Abdulhadi Almutairi
King Fahad Specialist Hospital, Saudi Arabia
Title: Extended resections for lung cancer: Can they be justified
Biography
Biography: Abdulhadi Almutairi
Abstract
Surgical resection remains a critical component of multidisciplinary therapy for locally advanced lung cancers. However, extended resection for treating locally advanced lung cancer is surrounded by intense debate. The advancements in novel chemotherapy and targeted therapy have influent our decisions on treating these cases by radical surgical intervention that carries a significant morbidity and mortality. Long-term survival is limited to retrospective and anecdotal data. Moreover, in the era of patient-centered care, the patient decision to go for neoadjuvant or definitive systemic therapy remains critical and may alter the landscape of surgical scene. Historically, racialists (thoracic surgeons with enormous surgical experience) have fought locally advanced lung cancer with extended resection that entails lobectomy or pneumonectomy en bloc with adjacent involved structure in order to achieve complete surgical resection and negative margins.
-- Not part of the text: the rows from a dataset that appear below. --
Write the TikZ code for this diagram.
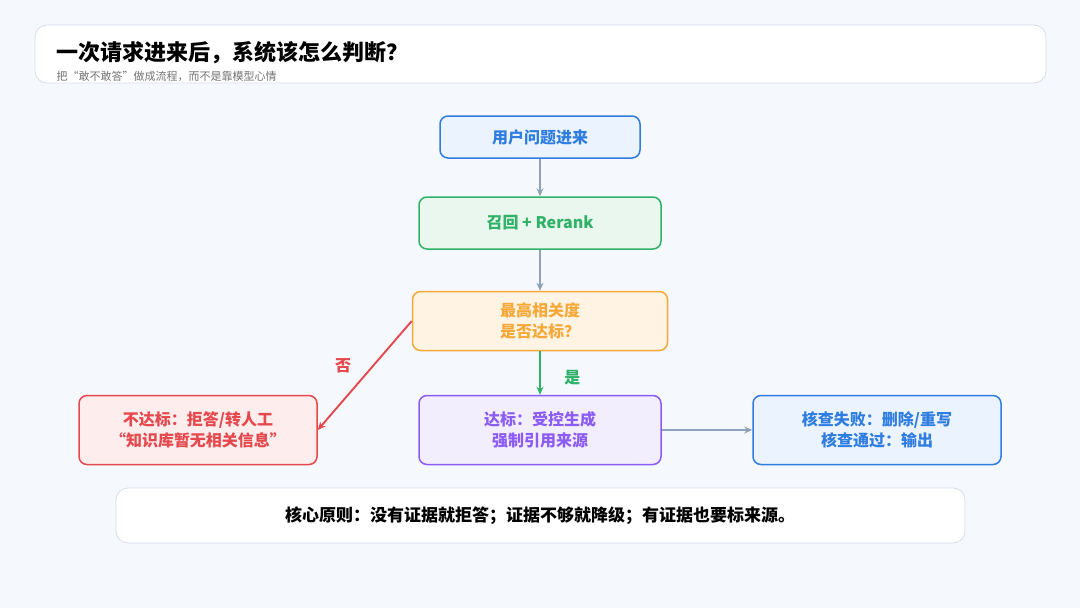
\documentclass[tikz,border=0pt]{standalone}
\usepackage{fontspec}
\setmainfont{Noto Sans CJK SC}
\usetikzlibrary{arrows.meta,positioning}
\definecolor{bgc}{HTML}{F5F8FC}
\definecolor{edgec}{HTML}{D5DEEA}
\definecolor{bluec}{HTML}{2F7DE1}
\definecolor{bluef}{HTML}{EAF3FE}
\definecolor{greenc}{HTML}{2FB268}
\definecolor{greenf}{HTML}{EAF7EE}
\definecolor{orangec}{HTML}{F5A93B}
\definecolor{orangef}{HTML}{FFF4E3}
\definecolor{redc}{HTML}{E5484D}
\definecolor{redf}{HTML}{FDEDED}
\definecolor{purplec}{HTML}{8B5CF6}
\definecolor{purplef}{HTML}{F3EEFE}
\definecolor{grayc}{HTML}{8FA3B8}
\begin{document}
\begin{tikzpicture}
    [   x=1pt, y=-1pt
    ,   stage/.style =
        {   draw
        ,   rounded corners=8pt
        ,   line width=1.5pt
        ,   align=center
        ,   font=\bfseries\fontsize{16}{21}\selectfont
        ,   inner sep=0pt
        }
    ,   flow/.style =
        {   -{Stealth[length=8pt,width=7pt]}
        ,   line width=1.9pt
        ,   draw=grayc
        }
    ,   panel/.style =
        {   draw=edgec
        ,   fill=white
        ,   rounded corners=12pt
        ,   line width=0.8pt
        }
    ]
    \fill[bgc] (0,0) rectangle (1080,608);
    \useasboundingbox (0,0) rectangle (1080,608);

    %% header
    \draw[panel] (35,25) rectangle (1046,83);
    \node (title) at (53,53) [anchor=west,font=\bfseries\fontsize{22}{24}\selectfont]
        {一次请求进来后，系统该怎么判断？};
    \node (subtitle) at (53,76) [anchor=west,text=gray!90!black,font=\fontsize{11}{12}\selectfont]
        {把“敢不敢答”做成流程，而不是靠模型心情};

    %% flow
    \node (ask) at (540,137) [stage,draw=bluec,fill=bluef,text=bluec,
        minimum width=200pt,minimum height=42pt] {用户问题进来};
    \node (recall) at (540,223) [stage,draw=greenc,fill=greenf,text=greenc,
        minimum width=242pt,minimum height=52pt] {召回 + Rerank};
    \node (check) at (540,321) [stage,draw=orangec,fill=orangef,text=orangec,
        minimum width=255pt,minimum height=59pt] {最高相关度\\是否达标？};
    \node (reject) at (198,430) [stage,draw=redc,fill=redf,text=redc,
        minimum width=238pt,minimum height=69pt] {不达标：拒答/转人工\\“知识库暂无相关信息”};
    \node (answer) at (540,430) [stage,draw=purplec,fill=purplef,text=purplec,
        minimum width=242pt,minimum height=69pt] {达标：受控生成\\强制引用来源};
    \node (verify) at (877,430) [stage,draw=bluec,fill=bluef,text=bluec,
        minimum width=248pt,minimum height=69pt] {核查失败：删除/重写\\核查通过：输出};

    \draw[flow] (ask) -- (recall);
    \draw[flow] (recall) -- (check);
    \draw[flow,draw=greenc] (check) -- (answer)
        node[pos=0.6,right=20pt,text=greenc,font=\bfseries\fontsize{16}{18}\selectfont] {是};
    \draw[flow,draw=redc] (check.west) -- (reject.east)
        node[pos=0.45,left=14pt,yshift=4pt,text=redc,font=\bfseries\fontsize{16}{18}\selectfont] {否};
    \draw[flow] (answer) -- (verify);

    %% footer
    \draw[panel] (116,488) rectangle (965,543);
    \node (rule) at (540,516) [font=\bfseries\fontsize{17}{20}\selectfont]
        {核心原则：没有证据就拒答；证据不够就降级；有证据也要标来源。};
\end{tikzpicture}
\end{document}
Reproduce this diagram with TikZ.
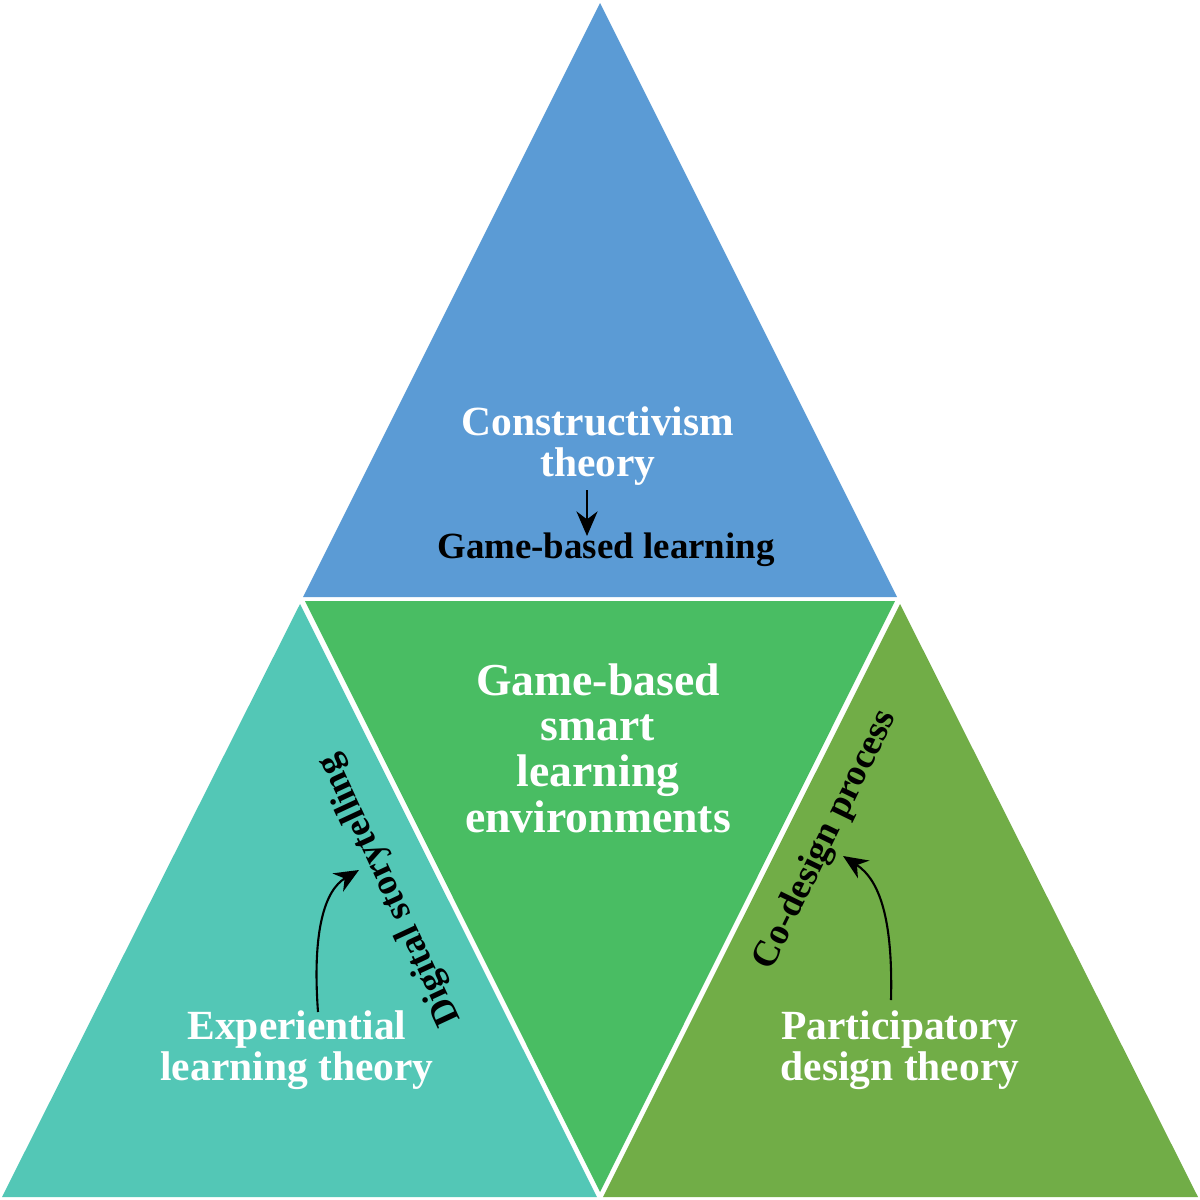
\documentclass[tikz,border=0pt]{standalone}
\usepackage{fontspec}
\setmainfont{Liberation Serif}
\usetikzlibrary{arrows.meta}
\definecolor{cblue}{HTML}{5B9BD5}
\definecolor{cteal}{HTML}{53C7B6}
\definecolor{cgreen}{HTML}{49BD63}
\definecolor{colive}{HTML}{71AD47}
\tikzset{
  wlab/.style={text=white,font=\bfseries\fontsize{#1}{#1*1.12}\selectfont,align=center,inner sep=0pt},
  blab/.style={text=black,font=\bfseries\fontsize{#1}{#1*1.12}\selectfont,align=center,inner sep=0pt},
  arr/.style={-{Stealth[length=7pt,width=6pt]},line width=0.6pt}
}
\begin{document}
\begin{tikzpicture}[x=0.01cm,y=-0.01cm]
\useasboundingbox (0,0) rectangle (1200,1200);
\fill[white] (0,0) rectangle (1200,1200);
\fill[cblue] (600,3) -- (897,597) -- (303,597) -- cycle;
\fill[cteal] (300,604) -- (597,1197) -- (2,1197) -- cycle;
\fill[cgreen] (305,601) -- (895,601) -- (600,1192) -- cycle;
\fill[colive] (900,604) -- (1198,1197) -- (603,1197) -- cycle;

\node[wlab=11.8pt] (con) at (598,446) {Constructivism\\theory};
\node[blab=10.5pt] (gbl) at (606,550) {Game-based learning};
\coordinate (a1) at (587,490);
\coordinate (a2) at (587,536);
\draw[arr] (a1) -- (a2);

\node[wlab=13pt] (mid) at (598,748) {Game-based\\smart\\learning\\environments};

\node[wlab=11.8pt] (exp) at (297,1050) {Experiential\\learning theory};
\node[wlab=11.8pt] (par) at (900,1050) {Participatory\\design theory};

\node[blab=10.5pt,rotate=115] (dst) at (390,890) {Digital storytelling};
\node[blab=10.5pt,rotate=64] (cod) at (826,840) {Co-design process};

\coordinate (l1) at (318,1012);
\coordinate (l2) at (359,870);
\draw[arr] (l1) .. controls (312,930) and (325,890) .. (l2);
\coordinate (r1) at (891,1000);
\coordinate (r2) at (843,856);
\draw[arr] (r1) .. controls (893,920) and (880,880) .. (r2);
\end{tikzpicture}
\end{document}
This may on itself and by itself improve survival in highly selected patients. The magnitude of this benefit is very difficult to quantify largely because the data is limited to small patient sample and high volume centers. Never the less, this improvement, albeit modest cannot be ignored or rejected. In this talk, we aim to dissect the current literature regarding this important matter and shed some light on the techniques that have been refined over the years in order to serve a well defined subsets of patients with locally advanced lung cancer who may be offered this type of radical surgery knowing the amount of risk taking is massive and the expected results remain a matter of speculation.